Ciò su cui oggi si discute è se vi sia differenza, e a che livello, nell’imparare a scrivere attraverso carta e penna oppure utilizzando strumenti digitali. Secondo Cisotto i due processi non possono essere riportati sullo stesso piano. E in effetti la scrittura a mano è più laboriosa; l’attenzione di chi scrive si concentra su un unico punto, dove l’inchiostro fluisce sulla carta; si utilizza una sola mano mentre l’altra bilancia i movimenti di quella che traccia, con movimenti precisi, la forma di ogni lettera. Quando si scrive a computer invece l’attenzione oscilla continuamente tra la tastiera, dove entrambe le mani sono impegnate, e lo schermo. E i caratteri più che a una forma grafica corrispondono a una posizione. 

Già qualche anno fa Longcamp e il suo gruppo di ricerca attraverso studi di risonanza magnetica funzionale hanno dimostrato che le aree cerebrali attivate durante la scrittura a mano non erano le stesse che venivano attivate durante la scrittura a computer. Nel primo caso infatti era stata osservata una maggiore attività nelle aree cerebrali coinvolte nei processi di esecuzione, immaginazione, osservazione delle azioni. 

La scelta del tipo di scrittura, dunque, che sia a mano o su computer, comporta lo sviluppo di abilità e funzioni cognitive differenti a seconda dei casi. “Gli insegnanti – argomenta Cisotto – raccontano spesso che i ragazzini hanno scarsa concentrazione, poca capacità di analisi e di ragionare in profondità. A fronte di queste carenze, manifestano invece maggiore capacità intuitiva e la tendenza a muoversi in forma associativa e simultanea da un ambito all’altro e da un linguaggio all’altro”. Caratteristiche, queste ultime, collegabili alla scrittura digitale più che a quella tradizionale.
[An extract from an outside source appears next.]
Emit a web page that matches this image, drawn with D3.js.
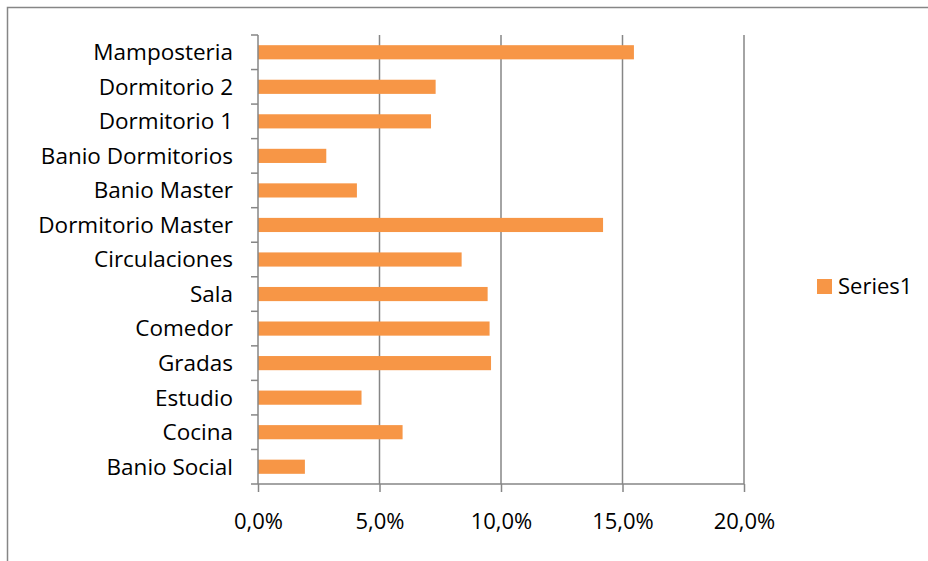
<!DOCTYPE html>
<html>
<head>
<meta charset="utf-8">
<script src="https://cdn.jsdelivr.net/npm/d3@7"></script>
<style>
  body { margin: 0; background: #fff; }
  text { font-family: "Open Sans", sans-serif; fill: #000; }
</style>
</head>
<body>
<div id="chart"></div>
<script>
// Data (top to bottom as drawn)
const categories = ["Mamposteria", "Dormitorio 2", "Dormitorio 1", "Banio Dormitorios",
  "Banio Master", "Dormitorio Master", "Circulaciones", "Sala", "Comedor", "Gradas",
  "Estudio", "Cocina", "Banio Social"];
const values = [0.1547, 0.0731, 0.0712, 0.0281, 0.0407, 0.142, 0.0838, 0.0945,
  0.0953, 0.0959, 0.0426, 0.0595, 0.0193];
const xTicks = [0, 0.05, 0.10, 0.15, 0.20];
const seriesName = "Series1";

const width = 928, height = 561;
const plot = { left: 258, right: 744, top: 35, bottom: 484 };
const barColor = "#f79646";
const axisColor = "#868686";

const svg = d3.select("#chart").append("svg")
  .attr("width", width)
  .attr("height", height);

// Outer chart border
svg.append("rect")
  .attr("x", 7.5).attr("y", 7.5)
  .attr("width", width).attr("height", height)
  .attr("fill", "none")
  .attr("stroke", axisColor)
  .attr("stroke-width", 1.5);

const x = d3.scaleLinear().domain([0, 0.2]).range([plot.left, plot.right]);
const y = d3.scaleBand().domain(categories).range([plot.top, plot.bottom]).paddingInner(0.59).paddingOuter(0.295);
const yEdges = d3.scaleLinear().domain([0, categories.length]).range([plot.top, plot.bottom]);

// Vertical gridlines
svg.append("g")
  .selectAll("line")
  .data(xTicks.slice(1))
  .join("line")
    .attr("x1", d => x(d)).attr("x2", d => x(d))
    .attr("y1", plot.top).attr("y2", plot.bottom)
    .attr("stroke", axisColor)
    .attr("stroke-width", 1.5);

// Bars
svg.append("g")
  .selectAll("rect")
  .data(categories)
  .join("rect")
    .attr("x", x(0))
    .attr("y", d => y(d))
    .attr("width", (d, i) => x(values[i]) - x(0))
    .attr("height", y.bandwidth())
    .attr("fill", barColor);

// X axis
const xAxis = svg.append("g")
  .attr("transform", `translate(0,${plot.bottom})`)
  .call(d3.axisBottom(x).tickValues(xTicks).tickSize(8).tickPadding(21)
    .tickFormat(d => d3.format(".1f")(d * 100).replace(".", ",") + "%"));
xAxis.select(".domain").attr("stroke", axisColor).attr("stroke-width", 1.5)
  .attr("d", `M${plot.left},0H${plot.right}`);
xAxis.selectAll(".tick line").attr("stroke", axisColor).attr("stroke-width", 1.5);
xAxis.selectAll(".tick text").style("font-size", "22px").attr("fill", "#000");

// Y axis line with ticks at category boundaries
const yAxis = svg.append("g").attr("transform", `translate(${plot.left},0)`);
yAxis.append("line")
  .attr("x1", 0).attr("x2", 0)
  .attr("y1", plot.top).attr("y2", plot.bottom)
  .attr("stroke", axisColor).attr("stroke-width", 1.5);
yAxis.selectAll(".edge")
  .data(d3.range(categories.length + 1))
  .join("line")
    .attr("class", "edge")
    .attr("x1", -7).attr("x2", 0)
    .attr("y1", d => yEdges(d)).attr("y2", d => yEdges(d))
    .attr("stroke", axisColor).attr("stroke-width", 1.5);

// Category labels
svg.append("g")
  .selectAll("text")
  .data(categories)
  .join("text")
    .attr("x", 233)
    .attr("y", d => y(d) + y.bandwidth() / 2)
    .attr("dy", "0.35em")
    .attr("text-anchor", "end")
    .style("font-size", "22.5px")
    .text(d => d);

// Legend
const legend = svg.append("g").attr("transform", "translate(817,279)");
legend.append("rect")
  .attr("width", 15).attr("height", 15)
  .attr("fill", barColor);
legend.append("text")
  .attr("x", 21).attr("y", 7.5)
  .attr("dy", "0.35em")
  .style("font-size", "22px")
  .text(seriesName);
</script>
</body>
</html>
Secondo la docente gli studenti possono accedere a testi multimodali, composti cioè da più linguaggi e dunque da parole, immagini, grafici, che inducono l’allievo non allo “scavo” in profondità, ma a spostarsi in orizzontale, in superficie da una parte all’altra. “I ragazzi di oggi – conclude – sono figli dell’immagine e del touch and go”. Con tutte le conseguenze che ne possono derivare anche sul piano dello sviluppo cognitivo.